*Data*
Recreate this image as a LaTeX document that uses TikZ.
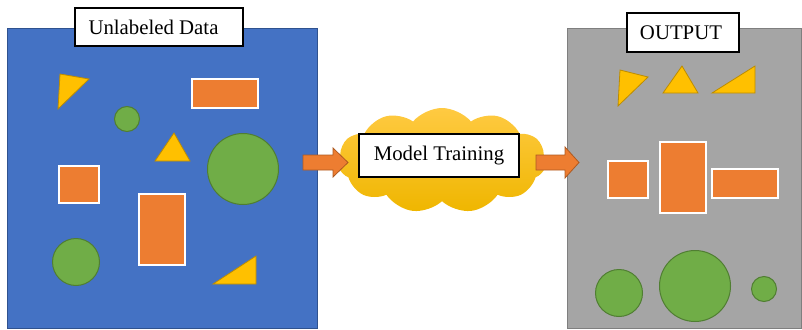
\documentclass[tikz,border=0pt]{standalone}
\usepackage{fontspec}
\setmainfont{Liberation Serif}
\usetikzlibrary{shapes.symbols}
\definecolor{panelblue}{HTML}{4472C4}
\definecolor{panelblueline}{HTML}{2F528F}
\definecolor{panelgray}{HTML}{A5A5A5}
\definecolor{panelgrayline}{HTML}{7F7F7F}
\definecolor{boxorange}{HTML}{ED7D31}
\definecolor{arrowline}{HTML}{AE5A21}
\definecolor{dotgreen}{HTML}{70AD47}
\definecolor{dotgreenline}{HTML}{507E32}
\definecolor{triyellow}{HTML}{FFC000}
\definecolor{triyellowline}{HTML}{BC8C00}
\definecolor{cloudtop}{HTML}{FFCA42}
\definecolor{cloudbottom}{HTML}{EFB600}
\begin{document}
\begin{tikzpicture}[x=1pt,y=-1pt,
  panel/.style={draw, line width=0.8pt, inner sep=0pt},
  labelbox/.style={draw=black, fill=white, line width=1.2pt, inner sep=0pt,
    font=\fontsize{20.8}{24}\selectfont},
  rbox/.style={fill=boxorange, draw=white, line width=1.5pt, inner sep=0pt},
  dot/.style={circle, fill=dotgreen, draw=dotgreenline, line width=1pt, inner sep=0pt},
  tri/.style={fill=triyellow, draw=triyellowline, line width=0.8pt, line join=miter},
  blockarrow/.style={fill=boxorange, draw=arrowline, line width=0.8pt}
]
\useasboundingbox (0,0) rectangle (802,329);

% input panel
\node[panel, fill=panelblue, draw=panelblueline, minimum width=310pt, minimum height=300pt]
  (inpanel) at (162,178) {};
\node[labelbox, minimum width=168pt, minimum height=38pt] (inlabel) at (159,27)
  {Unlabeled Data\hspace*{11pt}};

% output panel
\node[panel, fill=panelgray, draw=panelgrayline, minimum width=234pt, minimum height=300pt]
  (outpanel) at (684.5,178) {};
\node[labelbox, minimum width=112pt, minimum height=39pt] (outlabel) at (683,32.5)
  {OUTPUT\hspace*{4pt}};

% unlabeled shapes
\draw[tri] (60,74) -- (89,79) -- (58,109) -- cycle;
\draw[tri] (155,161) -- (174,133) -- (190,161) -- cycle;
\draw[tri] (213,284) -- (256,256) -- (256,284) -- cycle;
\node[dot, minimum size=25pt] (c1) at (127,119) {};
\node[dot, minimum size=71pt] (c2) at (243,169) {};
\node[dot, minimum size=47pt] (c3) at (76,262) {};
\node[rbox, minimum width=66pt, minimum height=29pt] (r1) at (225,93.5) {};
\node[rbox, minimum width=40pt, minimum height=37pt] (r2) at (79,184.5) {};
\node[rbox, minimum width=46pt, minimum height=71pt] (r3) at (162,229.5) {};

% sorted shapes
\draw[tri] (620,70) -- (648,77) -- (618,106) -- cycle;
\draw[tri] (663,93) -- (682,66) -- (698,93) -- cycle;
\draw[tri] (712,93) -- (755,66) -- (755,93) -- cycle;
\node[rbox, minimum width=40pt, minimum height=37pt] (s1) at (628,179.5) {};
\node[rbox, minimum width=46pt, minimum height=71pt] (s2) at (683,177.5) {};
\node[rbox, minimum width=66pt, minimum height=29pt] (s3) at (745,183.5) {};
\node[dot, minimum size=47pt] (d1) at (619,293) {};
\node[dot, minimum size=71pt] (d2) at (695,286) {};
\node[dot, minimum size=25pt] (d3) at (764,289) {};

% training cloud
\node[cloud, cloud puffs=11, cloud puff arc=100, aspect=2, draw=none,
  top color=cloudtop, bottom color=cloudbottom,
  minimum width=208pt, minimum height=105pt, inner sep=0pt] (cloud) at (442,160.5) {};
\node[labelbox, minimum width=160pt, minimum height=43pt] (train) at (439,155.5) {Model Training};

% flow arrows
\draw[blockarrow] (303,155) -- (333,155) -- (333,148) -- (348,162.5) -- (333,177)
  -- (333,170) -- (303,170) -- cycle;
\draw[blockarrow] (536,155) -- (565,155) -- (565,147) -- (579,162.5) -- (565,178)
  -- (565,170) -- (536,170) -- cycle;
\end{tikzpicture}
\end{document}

*Goal of the exercise*
Output the material word for word, omitting its pictures.

*Response to this task*
Recreate this image as a LaTeX document that uses TikZ.
\documentclass[tikz,border=0pt]{standalone}
\usepackage{fontspec}
\setmainfont{Liberation Serif}
\usetikzlibrary{shapes.symbols}
\definecolor{panelblue}{HTML}{4472C4}
\definecolor{panelblueline}{HTML}{2F528F}
\definecolor{panelgray}{HTML}{A5A5A5}
\definecolor{panelgrayline}{HTML}{7F7F7F}
\definecolor{boxorange}{HTML}{ED7D31}
\definecolor{arrowline}{HTML}{AE5A21}
\definecolor{dotgreen}{HTML}{70AD47}
\definecolor{dotgreenline}{HTML}{507E32}
\definecolor{triyellow}{HTML}{FFC000}
\definecolor{triyellowline}{HTML}{BC8C00}
\definecolor{cloudtop}{HTML}{FFCA42}
\definecolor{cloudbottom}{HTML}{EFB600}
\begin{document}
\begin{tikzpicture}[x=1pt,y=-1pt,
  panel/.style={draw, line width=0.8pt, inner sep=0pt},
  labelbox/.style={draw=black, fill=white, line width=1.2pt, inner sep=0pt,
    font=\fontsize{20.8}{24}\selectfont},
  rbox/.style={fill=boxorange, draw=white, line width=1.5pt, inner sep=0pt},
  dot/.style={circle, fill=dotgreen, draw=dotgreenline, line width=1pt, inner sep=0pt},
  tri/.style={fill=triyellow, draw=triyellowline, line width=0.8pt, line join=miter},
  blockarrow/.style={fill=boxorange, draw=arrowline, line width=0.8pt}
]
\useasboundingbox (0,0) rectangle (802,329);

% input panel
\node[panel, fill=panelblue, draw=panelblueline, minimum width=310pt, minimum height=300pt]
  (inpanel) at (162,178) {};
\node[labelbox, minimum width=168pt, minimum height=38pt] (inlabel) at (159,27)
  {Unlabeled Data\hspace*{11pt}};

% output panel
\node[panel, fill=panelgray, draw=panelgrayline, minimum width=234pt, minimum height=300pt]
  (outpanel) at (684.5,178) {};
\node[labelbox, minimum width=112pt, minimum height=39pt] (outlabel) at (683,32.5)
  {OUTPUT\hspace*{4pt}};

% unlabeled shapes
\draw[tri] (60,74) -- (89,79) -- (58,109) -- cycle;
\draw[tri] (155,161) -- (174,133) -- (190,161) -- cycle;
\draw[tri] (213,284) -- (256,256) -- (256,284) -- cycle;
\node[dot, minimum size=25pt] (c1) at (127,119) {};
\node[dot, minimum size=71pt] (c2) at (243,169) {};
\node[dot, minimum size=47pt] (c3) at (76,262) {};
\node[rbox, minimum width=66pt, minimum height=29pt] (r1) at (225,93.5) {};
\node[rbox, minimum width=40pt, minimum height=37pt] (r2) at (79,184.5) {};
\node[rbox, minimum width=46pt, minimum height=71pt] (r3) at (162,229.5) {};

% sorted shapes
\draw[tri] (620,70) -- (648,77) -- (618,106) -- cycle;
\draw[tri] (663,93) -- (682,66) -- (698,93) -- cycle;
\draw[tri] (712,93) -- (755,66) -- (755,93) -- cycle;
\node[rbox, minimum width=40pt, minimum height=37pt] (s1) at (628,179.5) {};
\node[rbox, minimum width=46pt, minimum height=71pt] (s2) at (683,177.5) {};
\node[rbox, minimum width=66pt, minimum height=29pt] (s3) at (745,183.5) {};
\node[dot, minimum size=47pt] (d1) at (619,293) {};
\node[dot, minimum size=71pt] (d2) at (695,286) {};
\node[dot, minimum size=25pt] (d3) at (764,289) {};

% training cloud
\node[cloud, cloud puffs=11, cloud puff arc=100, aspect=2, draw=none,
  top color=cloudtop, bottom color=cloudbottom,
  minimum width=208pt, minimum height=105pt, inner sep=0pt] (cloud) at (442,160.5) {};
\node[labelbox, minimum width=160pt, minimum height=43pt] (train) at (439,155.5) {Model Training};

% flow arrows
\draw[blockarrow] (303,155) -- (333,155) -- (333,148) -- (348,162.5) -- (333,177)
  -- (333,170) -- (303,170) -- cycle;
\draw[blockarrow] (536,155) -- (565,155) -- (565,147) -- (579,162.5) -- (565,178)
  -- (565,170) -- (536,170) -- cycle;
\end{tikzpicture}
\end{document}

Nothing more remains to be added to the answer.